Required work
Look for the line containing "Output the Python" and the line containing "fig = plt.figure(figsize=(W"; retype them and all lines between, exactly, and leave out the pictures.

— START OF Data entries —

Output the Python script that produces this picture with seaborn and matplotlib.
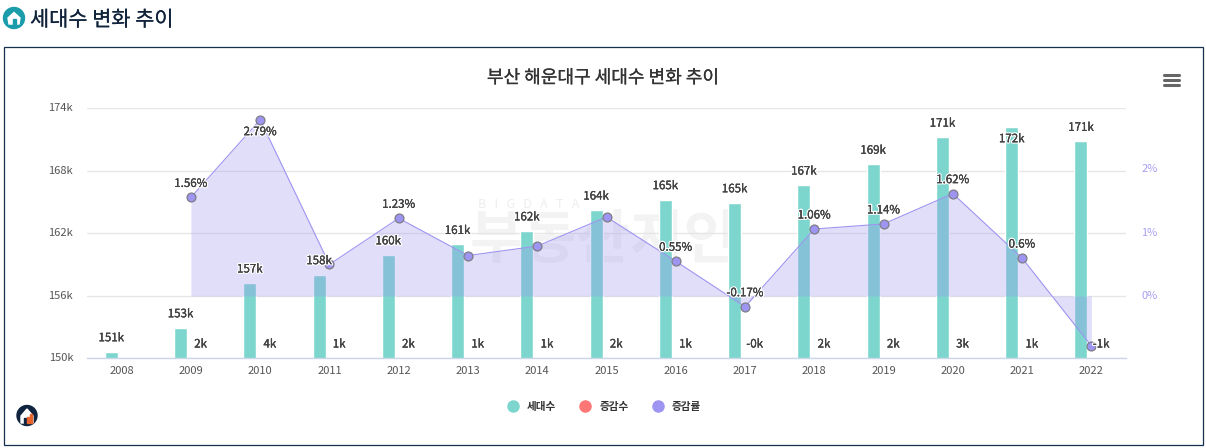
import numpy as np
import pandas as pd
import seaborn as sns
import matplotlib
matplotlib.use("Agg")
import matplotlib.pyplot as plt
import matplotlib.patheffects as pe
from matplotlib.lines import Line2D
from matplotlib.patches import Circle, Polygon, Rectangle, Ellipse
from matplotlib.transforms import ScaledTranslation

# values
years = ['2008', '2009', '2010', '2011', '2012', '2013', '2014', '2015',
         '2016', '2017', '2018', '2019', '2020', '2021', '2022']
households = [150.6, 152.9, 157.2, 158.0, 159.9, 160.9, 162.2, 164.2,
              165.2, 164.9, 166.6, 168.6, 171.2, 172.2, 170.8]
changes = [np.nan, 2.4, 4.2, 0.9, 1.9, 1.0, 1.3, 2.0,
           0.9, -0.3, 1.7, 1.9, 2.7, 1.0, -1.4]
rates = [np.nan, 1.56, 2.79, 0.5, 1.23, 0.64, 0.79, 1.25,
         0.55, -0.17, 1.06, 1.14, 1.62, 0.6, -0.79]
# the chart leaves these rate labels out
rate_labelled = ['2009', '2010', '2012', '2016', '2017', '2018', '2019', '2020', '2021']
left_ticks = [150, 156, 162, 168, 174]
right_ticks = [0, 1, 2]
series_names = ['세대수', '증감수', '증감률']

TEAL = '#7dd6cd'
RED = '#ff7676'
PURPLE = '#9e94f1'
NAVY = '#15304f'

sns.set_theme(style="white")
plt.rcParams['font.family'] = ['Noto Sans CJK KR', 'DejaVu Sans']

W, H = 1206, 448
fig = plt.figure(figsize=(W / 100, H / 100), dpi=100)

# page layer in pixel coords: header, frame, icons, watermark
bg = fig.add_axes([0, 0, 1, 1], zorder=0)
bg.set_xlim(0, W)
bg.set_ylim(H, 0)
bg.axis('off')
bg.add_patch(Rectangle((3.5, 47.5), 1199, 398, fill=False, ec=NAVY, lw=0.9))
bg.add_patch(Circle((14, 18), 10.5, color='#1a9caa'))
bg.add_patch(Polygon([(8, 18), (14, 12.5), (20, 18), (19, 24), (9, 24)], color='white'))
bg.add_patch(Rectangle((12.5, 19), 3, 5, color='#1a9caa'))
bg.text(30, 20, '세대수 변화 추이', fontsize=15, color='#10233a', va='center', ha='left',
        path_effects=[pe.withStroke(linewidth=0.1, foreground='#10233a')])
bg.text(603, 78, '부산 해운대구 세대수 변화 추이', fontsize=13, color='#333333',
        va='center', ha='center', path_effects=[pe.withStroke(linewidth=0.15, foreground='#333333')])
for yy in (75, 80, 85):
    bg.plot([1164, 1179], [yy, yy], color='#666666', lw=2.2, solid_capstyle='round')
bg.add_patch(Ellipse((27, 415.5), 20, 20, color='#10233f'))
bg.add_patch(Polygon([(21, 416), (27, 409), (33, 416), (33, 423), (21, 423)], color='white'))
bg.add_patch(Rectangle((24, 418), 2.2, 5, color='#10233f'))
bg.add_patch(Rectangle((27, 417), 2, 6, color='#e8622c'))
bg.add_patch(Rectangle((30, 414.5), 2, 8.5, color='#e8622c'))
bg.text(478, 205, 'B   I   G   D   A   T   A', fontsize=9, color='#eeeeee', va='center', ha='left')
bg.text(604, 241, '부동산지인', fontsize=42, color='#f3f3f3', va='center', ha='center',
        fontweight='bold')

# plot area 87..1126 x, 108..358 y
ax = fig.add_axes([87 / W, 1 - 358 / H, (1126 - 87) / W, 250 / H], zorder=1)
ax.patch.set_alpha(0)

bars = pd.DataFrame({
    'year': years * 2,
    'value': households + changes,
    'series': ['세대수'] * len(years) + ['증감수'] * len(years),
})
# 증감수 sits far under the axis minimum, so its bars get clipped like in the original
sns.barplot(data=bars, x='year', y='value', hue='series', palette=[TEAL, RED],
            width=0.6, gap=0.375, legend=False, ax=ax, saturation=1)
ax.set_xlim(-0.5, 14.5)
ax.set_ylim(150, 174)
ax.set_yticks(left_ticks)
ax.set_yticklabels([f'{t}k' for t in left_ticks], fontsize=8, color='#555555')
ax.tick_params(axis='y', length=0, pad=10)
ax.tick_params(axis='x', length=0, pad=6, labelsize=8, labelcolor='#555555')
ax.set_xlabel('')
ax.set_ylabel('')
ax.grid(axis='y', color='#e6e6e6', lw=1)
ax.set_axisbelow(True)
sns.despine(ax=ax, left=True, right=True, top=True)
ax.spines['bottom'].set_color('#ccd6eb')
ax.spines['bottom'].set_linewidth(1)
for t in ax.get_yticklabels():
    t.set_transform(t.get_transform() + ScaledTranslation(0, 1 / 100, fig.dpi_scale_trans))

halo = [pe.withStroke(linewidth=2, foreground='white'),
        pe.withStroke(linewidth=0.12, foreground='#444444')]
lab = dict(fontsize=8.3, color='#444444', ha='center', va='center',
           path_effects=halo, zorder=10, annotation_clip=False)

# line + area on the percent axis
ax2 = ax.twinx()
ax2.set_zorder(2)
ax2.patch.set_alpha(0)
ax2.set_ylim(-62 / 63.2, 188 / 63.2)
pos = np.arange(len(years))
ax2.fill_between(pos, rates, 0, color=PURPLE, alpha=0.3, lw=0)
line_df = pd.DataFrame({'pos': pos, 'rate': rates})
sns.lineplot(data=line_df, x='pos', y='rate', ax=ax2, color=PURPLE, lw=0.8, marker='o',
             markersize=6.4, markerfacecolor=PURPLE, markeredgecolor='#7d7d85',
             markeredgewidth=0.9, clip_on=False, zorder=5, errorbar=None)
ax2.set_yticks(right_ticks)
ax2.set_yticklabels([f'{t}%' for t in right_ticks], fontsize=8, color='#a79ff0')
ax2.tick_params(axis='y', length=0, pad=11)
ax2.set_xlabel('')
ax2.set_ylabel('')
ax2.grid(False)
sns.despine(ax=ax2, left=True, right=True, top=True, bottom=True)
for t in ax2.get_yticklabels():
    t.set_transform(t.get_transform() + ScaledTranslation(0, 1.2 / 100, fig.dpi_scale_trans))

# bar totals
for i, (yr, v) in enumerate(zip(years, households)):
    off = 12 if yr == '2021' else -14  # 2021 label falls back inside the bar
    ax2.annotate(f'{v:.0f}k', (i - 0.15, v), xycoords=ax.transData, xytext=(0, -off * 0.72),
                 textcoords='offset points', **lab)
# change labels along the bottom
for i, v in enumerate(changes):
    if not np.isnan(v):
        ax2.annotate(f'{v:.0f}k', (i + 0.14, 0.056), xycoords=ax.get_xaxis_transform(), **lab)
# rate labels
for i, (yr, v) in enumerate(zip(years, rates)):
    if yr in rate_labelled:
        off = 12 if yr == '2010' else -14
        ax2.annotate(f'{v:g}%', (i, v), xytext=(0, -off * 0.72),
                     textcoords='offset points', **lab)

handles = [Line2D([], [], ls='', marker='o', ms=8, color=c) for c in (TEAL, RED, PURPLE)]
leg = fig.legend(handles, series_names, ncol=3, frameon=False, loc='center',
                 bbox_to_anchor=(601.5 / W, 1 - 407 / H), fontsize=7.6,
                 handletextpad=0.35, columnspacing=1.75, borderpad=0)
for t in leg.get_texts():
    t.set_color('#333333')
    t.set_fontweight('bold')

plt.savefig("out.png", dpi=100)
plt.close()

— END OF Data entries —
— START OF Data entries —

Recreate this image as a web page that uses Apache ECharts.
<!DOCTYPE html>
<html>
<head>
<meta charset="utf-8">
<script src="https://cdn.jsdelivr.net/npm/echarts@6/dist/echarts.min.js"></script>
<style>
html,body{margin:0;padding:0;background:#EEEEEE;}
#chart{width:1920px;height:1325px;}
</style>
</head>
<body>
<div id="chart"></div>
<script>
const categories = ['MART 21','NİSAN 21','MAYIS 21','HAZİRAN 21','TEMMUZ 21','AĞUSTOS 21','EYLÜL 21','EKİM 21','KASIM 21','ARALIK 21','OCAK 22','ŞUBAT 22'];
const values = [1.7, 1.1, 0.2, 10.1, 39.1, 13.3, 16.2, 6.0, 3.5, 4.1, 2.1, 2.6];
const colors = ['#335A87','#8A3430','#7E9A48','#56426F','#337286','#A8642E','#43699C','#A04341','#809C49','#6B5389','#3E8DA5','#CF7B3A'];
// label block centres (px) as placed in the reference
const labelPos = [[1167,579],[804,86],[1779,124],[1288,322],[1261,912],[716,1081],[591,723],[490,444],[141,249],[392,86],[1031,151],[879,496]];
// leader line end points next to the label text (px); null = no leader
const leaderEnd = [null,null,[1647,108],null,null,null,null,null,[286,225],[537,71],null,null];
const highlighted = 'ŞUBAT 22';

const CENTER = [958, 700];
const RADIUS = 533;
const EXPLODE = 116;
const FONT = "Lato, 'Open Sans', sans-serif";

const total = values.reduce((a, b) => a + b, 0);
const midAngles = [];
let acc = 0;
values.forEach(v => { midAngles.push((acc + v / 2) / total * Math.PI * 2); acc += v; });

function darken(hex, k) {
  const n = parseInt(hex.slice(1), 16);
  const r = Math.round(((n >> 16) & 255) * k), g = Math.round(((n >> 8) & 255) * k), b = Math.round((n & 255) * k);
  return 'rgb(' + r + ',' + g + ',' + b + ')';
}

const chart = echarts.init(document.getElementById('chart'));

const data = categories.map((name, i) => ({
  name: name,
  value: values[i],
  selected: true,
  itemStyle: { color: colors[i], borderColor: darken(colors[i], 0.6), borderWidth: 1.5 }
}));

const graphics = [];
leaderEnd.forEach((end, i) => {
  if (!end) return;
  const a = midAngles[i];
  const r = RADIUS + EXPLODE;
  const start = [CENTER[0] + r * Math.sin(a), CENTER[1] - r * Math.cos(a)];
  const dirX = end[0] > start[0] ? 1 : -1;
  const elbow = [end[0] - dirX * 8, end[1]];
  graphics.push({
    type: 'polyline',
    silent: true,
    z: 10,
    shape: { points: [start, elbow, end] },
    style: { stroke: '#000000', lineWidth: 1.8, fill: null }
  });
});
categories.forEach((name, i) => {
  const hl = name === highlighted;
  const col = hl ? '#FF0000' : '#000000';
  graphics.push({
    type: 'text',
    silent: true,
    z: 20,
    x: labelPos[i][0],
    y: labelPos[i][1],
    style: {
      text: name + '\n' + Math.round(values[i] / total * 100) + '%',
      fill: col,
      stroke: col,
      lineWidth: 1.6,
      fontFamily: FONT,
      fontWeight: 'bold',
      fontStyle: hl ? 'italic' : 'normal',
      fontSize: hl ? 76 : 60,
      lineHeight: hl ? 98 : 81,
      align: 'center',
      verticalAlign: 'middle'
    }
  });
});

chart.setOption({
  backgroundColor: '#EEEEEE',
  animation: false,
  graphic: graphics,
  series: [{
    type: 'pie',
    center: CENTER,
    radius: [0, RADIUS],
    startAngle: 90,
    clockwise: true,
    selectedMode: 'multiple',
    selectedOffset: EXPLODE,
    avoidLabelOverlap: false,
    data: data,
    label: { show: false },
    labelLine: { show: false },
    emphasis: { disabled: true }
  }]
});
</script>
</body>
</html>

— END OF Data entries —

Output
Output the Python script that produces this picture with seaborn and matplotlib.
import numpy as np
import pandas as pd
import seaborn as sns
import matplotlib
matplotlib.use("Agg")
import matplotlib.pyplot as plt
import matplotlib.patheffects as pe
from matplotlib.lines import Line2D
from matplotlib.patches import Circle, Polygon, Rectangle, Ellipse
from matplotlib.transforms import ScaledTranslation

# values
years = ['2008', '2009', '2010', '2011', '2012', '2013', '2014', '2015',
         '2016', '2017', '2018', '2019', '2020', '2021', '2022']
households = [150.6, 152.9, 157.2, 158.0, 159.9, 160.9, 162.2, 164.2,
              165.2, 164.9, 166.6, 168.6, 171.2, 172.2, 170.8]
changes = [np.nan, 2.4, 4.2, 0.9, 1.9, 1.0, 1.3, 2.0,
           0.9, -0.3, 1.7, 1.9, 2.7, 1.0, -1.4]
rates = [np.nan, 1.56, 2.79, 0.5, 1.23, 0.64, 0.79, 1.25,
         0.55, -0.17, 1.06, 1.14, 1.62, 0.6, -0.79]
# the chart leaves these rate labels out
rate_labelled = ['2009', '2010', '2012', '2016', '2017', '2018', '2019', '2020', '2021']
left_ticks = [150, 156, 162, 168, 174]
right_ticks = [0, 1, 2]
series_names = ['세대수', '증감수', '증감률']

TEAL = '#7dd6cd'
RED = '#ff7676'
PURPLE = '#9e94f1'
NAVY = '#15304f'

sns.set_theme(style="white")
plt.rcParams['font.family'] = ['Noto Sans CJK KR', 'DejaVu Sans']

W, H = 1206, 448
fig = plt.figure(figsize=(W / 100, H / 100), dpi=100)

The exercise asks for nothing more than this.